Your instructions:
Repeat what the lines below say, word for word, and skip every image.

....................

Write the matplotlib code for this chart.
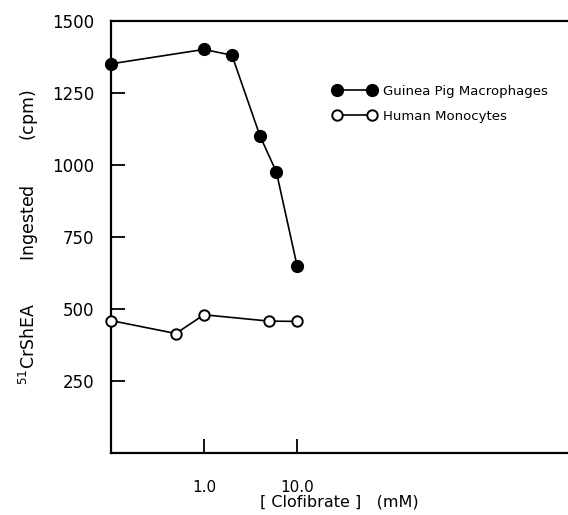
import matplotlib
matplotlib.use("Agg")
import matplotlib.pyplot as plt
from matplotlib.ticker import FixedLocator, NullLocator

# clofibrate concentration (mM)
gp_conc = [0.1, 1.0, 2.0, 4.0, 6.0, 10.0]
gp_cpm = [1350, 1400, 1380, 1100, 975, 650]

hm_conc = [0.1, 0.5, 1.0, 5.0, 10.0]
hm_cpm = [460, 415, 480, 458, 457]

xtick_vals = [1.0, 10.0]
xtick_labels = ["1.0", "10.0"]
ytick_vals = [250, 500, 750, 1000, 1250, 1500]

plt.rcParams['font.family'] = ['DejaVu Sans']

fig = plt.figure(figsize=(5.68, 5.15), dpi=100)
ax = fig.add_axes([0.195, 0.12, 0.805, 0.84])

ax.plot(gp_conc, gp_cpm, color="black", lw=1.2, marker="o", ms=8.5,
        mfc="black", mec="black", clip_on=False, zorder=3,
        label="Guinea Pig Macrophages")
ax.plot(hm_conc, hm_cpm, color="black", lw=1.2, marker="o", ms=7.5,
        mfc="white", mec="black", mew=1.4, clip_on=False, zorder=3,
        label="Human Monocytes")

ax.set_xscale("log")
ax.set_xlim(0.1, 8100)
ax.set_ylim(0, 1500)

ax.xaxis.set_major_locator(FixedLocator(xtick_vals))
ax.xaxis.set_minor_locator(NullLocator())
ax.set_xticklabels(xtick_labels)
ax.set_yticks(ytick_vals)
ax.set_yticklabels([str(v) for v in ytick_vals])

ax.tick_params(axis="x", direction="in", length=10, width=1.3, pad=19, labelsize=11)
ax.tick_params(axis="y", direction="in", length=10, width=1.3, pad=12, labelsize=12)

ax.spines["right"].set_visible(False)
for s in ["left", "bottom", "top"]:
    ax.spines[s].set_linewidth(1.6)

ax.set_ylabel(r"$^{51}$CrShEA        Ingested        (cpm)", fontsize=12.5, labelpad=8)
ax.set_xlabel("[ Clofibrate ]   (mM)", fontsize=11.5, labelpad=0)

ax.legend(loc="upper left", bbox_to_anchor=(0.565, 0.858), bbox_transform=fig.transFigure,
          frameon=False, numpoints=2, handlelength=3.3, handletextpad=0.5,
          labelspacing=0.9, fontsize=9.5)

fig.savefig("out.png", dpi=100)
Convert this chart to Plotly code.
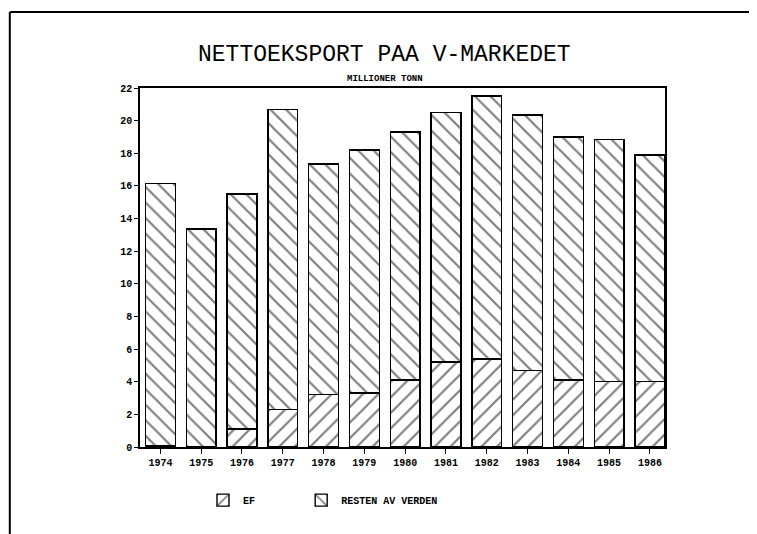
import plotly.graph_objects as go

years = ["1974", "1975", "1976", "1977", "1978", "1979", "1980",
         "1981", "1982", "1983", "1984", "1985", "1986"]
ef = [0.1, 0.0, 1.1, 2.3, 3.2, 3.3, 4.1, 5.2, 5.4, 4.7, 4.1, 4.0, 4.0]
resten = [16.05, 13.35, 14.4, 18.4, 14.15, 14.9, 15.2, 15.3, 16.1, 15.65, 14.9, 14.85, 13.9]
y_ticks = [0, 2, 4, 6, 8, 10, 12, 14, 16, 18, 20, 22]

title_text = "NETTOEKSPORT PAA V-MARKEDET"
subtitle_text = "MILLIONER TONN"
series_names = ["EF", "RESTEN AV VERDEN"]

MONO = "Liberation Mono, Courier New, monospace"

fig = go.Figure()
fig.add_trace(go.Bar(
    x=years, y=ef, name=series_names[0], legend="legend",
    marker=dict(color="white", line=dict(color="black", width=1.4),
                pattern=dict(shape="/", fgcolor="black", bgcolor="white",
                             size=11, solidity=0.2)),
))
fig.add_trace(go.Bar(
    x=years, y=resten, name=series_names[1], legend="legend2",
    marker=dict(color="white", line=dict(color="black", width=1.4),
                pattern=dict(shape="\\", fgcolor="black", bgcolor="white",
                             size=11, solidity=0.2)),
))

legend_font = dict(family=MONO, size=10, weight="bold")

fig.update_layout(
    barmode="stack",
    bargap=0.27,
    width=749, height=526,
    margin=dict(l=132, r=92, t=80, b=87),
    paper_bgcolor="white",
    plot_bgcolor="white",
    font=dict(family=MONO, color="black"),
    showlegend=True,
    legend=dict(orientation="h", x=0.12, y=-0.148, xanchor="left", yanchor="middle",
                font=legend_font, itemwidth=30),
    legend2=dict(orientation="h", x=0.307, y=-0.148, xanchor="left", yanchor="middle",
                 font=legend_font, itemwidth=30),
    annotations=[
        dict(text=title_text, x=0.466, y=1.092, xref="paper", yref="paper",
             showarrow=False, font=dict(family=MONO, size=23, color="black"),
             xanchor="center", yanchor="middle"),
        dict(text=subtitle_text, x=0.466, y=1.025, xref="paper", yref="paper",
             showarrow=False, font=dict(family=MONO, size=9, color="black", weight="bold"),
             xanchor="center", yanchor="middle"),
    ],
    shapes=[
        dict(type="line", xref="paper", yref="paper", x0=-0.248, x1=1.2, y0=1.212, y1=1.212,
             line=dict(color="black", width=2)),
        dict(type="line", xref="paper", yref="paper", x0=-0.248, x1=-0.248, y0=1.212, y1=-0.3,
             line=dict(color="black", width=2)),
    ],
)

fig.update_xaxes(
    type="category", range=[-0.5, 12.37],
    showline=True, linecolor="black", linewidth=1.5, mirror=True,
    ticks="outside", ticklen=5, tickcolor="black", tickwidth=1,
    tickfont=dict(family=MONO, size=10, weight="bold"),
    showgrid=False,
)
fig.update_yaxes(
    range=[0, 22], tickvals=y_ticks,
    showline=True, linecolor="black", linewidth=1.5, mirror=True,
    ticks="outside", ticklen=4, tickcolor="black", tickwidth=1,
    tickfont=dict(family=MONO, size=10, weight="bold"),
    showgrid=False, zeroline=False,
)

fig.write_html("out.html")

....................

Exercise solution:
Write the matplotlib code for this chart.
import matplotlib
matplotlib.use("Agg")
import matplotlib.pyplot as plt
from matplotlib.ticker import FixedLocator, NullLocator

# clofibrate concentration (mM)
gp_conc = [0.1, 1.0, 2.0, 4.0, 6.0, 10.0]
gp_cpm = [1350, 1400, 1380, 1100, 975, 650]

hm_conc = [0.1, 0.5, 1.0, 5.0, 10.0]
hm_cpm = [460, 415, 480, 458, 457]

xtick_vals = [1.0, 10.0]
xtick_labels = ["1.0", "10.0"]
ytick_vals = [250, 500, 750, 1000, 1250, 1500]

plt.rcParams['font.family'] = ['DejaVu Sans']

fig = plt.figure(figsize=(5.68, 5.15), dpi=100)
ax = fig.add_axes([0.195, 0.12, 0.805, 0.84])

ax.plot(gp_conc, gp_cpm, color="black", lw=1.2, marker="o", ms=8.5,
        mfc="black", mec="black", clip_on=False, zorder=3,
        label="Guinea Pig Macrophages")
ax.plot(hm_conc, hm_cpm, color="black", lw=1.2, marker="o", ms=7.5,
        mfc="white", mec="black", mew=1.4, clip_on=False, zorder=3,
        label="Human Monocytes")

ax.set_xscale("log")
ax.set_xlim(0.1, 8100)
ax.set_ylim(0, 1500)

ax.xaxis.set_major_locator(FixedLocator(xtick_vals))
ax.xaxis.set_minor_locator(NullLocator())
ax.set_xticklabels(xtick_labels)
ax.set_yticks(ytick_vals)
ax.set_yticklabels([str(v) for v in ytick_vals])

ax.tick_params(axis="x", direction="in", length=10, width=1.3, pad=19, labelsize=11)
ax.tick_params(axis="y", direction="in", length=10, width=1.3, pad=12, labelsize=12)

ax.spines["right"].set_visible(False)
for s in ["left", "bottom", "top"]:
    ax.spines[s].set_linewidth(1.6)

ax.set_ylabel(r"$^{51}$CrShEA        Ingested        (cpm)", fontsize=12.5, labelpad=8)
ax.set_xlabel("[ Clofibrate ]   (mM)", fontsize=11.5, labelpad=0)

ax.legend(loc="upper left", bbox_to_anchor=(0.565, 0.858), bbox_transform=fig.transFigure,
          frameon=False, numpoints=2, handlelength=3.3, handletextpad=0.5,
          labelspacing=0.9, fontsize=9.5)

fig.savefig("out.png", dpi=100)
Convert this chart to Plotly code.
import plotly.graph_objects as go

years = ["1974", "1975", "1976", "1977", "1978", "1979", "1980",
         "1981", "1982", "1983", "1984", "1985", "1986"]
ef = [0.1, 0.0, 1.1, 2.3, 3.2, 3.3, 4.1, 5.2, 5.4, 4.7, 4.1, 4.0, 4.0]
resten = [16.05, 13.35, 14.4, 18.4, 14.15, 14.9, 15.2, 15.3, 16.1, 15.65, 14.9, 14.85, 13.9]
y_ticks = [0, 2, 4, 6, 8, 10, 12, 14, 16, 18, 20, 22]

title_text = "NETTOEKSPORT PAA V-MARKEDET"
subtitle_text = "MILLIONER TONN"
series_names = ["EF", "RESTEN AV VERDEN"]

MONO = "Liberation Mono, Courier New, monospace"

fig = go.Figure()
fig.add_trace(go.Bar(
    x=years, y=ef, name=series_names[0], legend="legend",
    marker=dict(color="white", line=dict(color="black", width=1.4),
                pattern=dict(shape="/", fgcolor="black", bgcolor="white",
                             size=11, solidity=0.2)),
))
fig.add_trace(go.Bar(
    x=years, y=resten, name=series_names[1], legend="legend2",
    marker=dict(color="white", line=dict(color="black", width=1.4),
                pattern=dict(shape="\\", fgcolor="black", bgcolor="white",
                             size=11, solidity=0.2)),
))

legend_font = dict(family=MONO, size=10, weight="bold")

fig.update_layout(
    barmode="stack",
    bargap=0.27,
    width=749, height=526,
    margin=dict(l=132, r=92, t=80, b=87),
    paper_bgcolor="white",
    plot_bgcolor="white",
    font=dict(family=MONO, color="black"),
    showlegend=True,
    legend=dict(orientation="h", x=0.12, y=-0.148, xanchor="left", yanchor="middle",
                font=legend_font, itemwidth=30),
    legend2=dict(orientation="h", x=0.307, y=-0.148, xanchor="left", yanchor="middle",
                 font=legend_font, itemwidth=30),
    annotations=[
        dict(text=title_text, x=0.466, y=1.092, xref="paper", yref="paper",
             showarrow=False, font=dict(family=MONO, size=23, color="black"),
             xanchor="center", yanchor="middle"),
        dict(text=subtitle_text, x=0.466, y=1.025, xref="paper", yref="paper",
             showarrow=False, font=dict(family=MONO, size=9, color="black", weight="bold"),
             xanchor="center", yanchor="middle"),
    ],
    shapes=[
        dict(type="line", xref="paper", yref="paper", x0=-0.248, x1=1.2, y0=1.212, y1=1.212,
             line=dict(color="black", width=2)),
        dict(type="line", xref="paper", yref="paper", x0=-0.248, x1=-0.248, y0=1.212, y1=-0.3,
             line=dict(color="black", width=2)),
    ],
)

fig.update_xaxes(
    type="category", range=[-0.5, 12.37],
    showline=True, linecolor="black", linewidth=1.5, mirror=True,
    ticks="outside", ticklen=5, tickcolor="black", tickwidth=1,
    tickfont=dict(family=MONO, size=10, weight="bold"),
    showgrid=False,
)
fig.update_yaxes(
    range=[0, 22], tickvals=y_ticks,
    showline=True, linecolor="black", linewidth=1.5, mirror=True,
    ticks="outside", ticklen=4, tickcolor="black", tickwidth=1,
    tickfont=dict(family=MONO, size=10, weight="bold"),
    showgrid=False, zeroline=False,
)

fig.write_html("out.html")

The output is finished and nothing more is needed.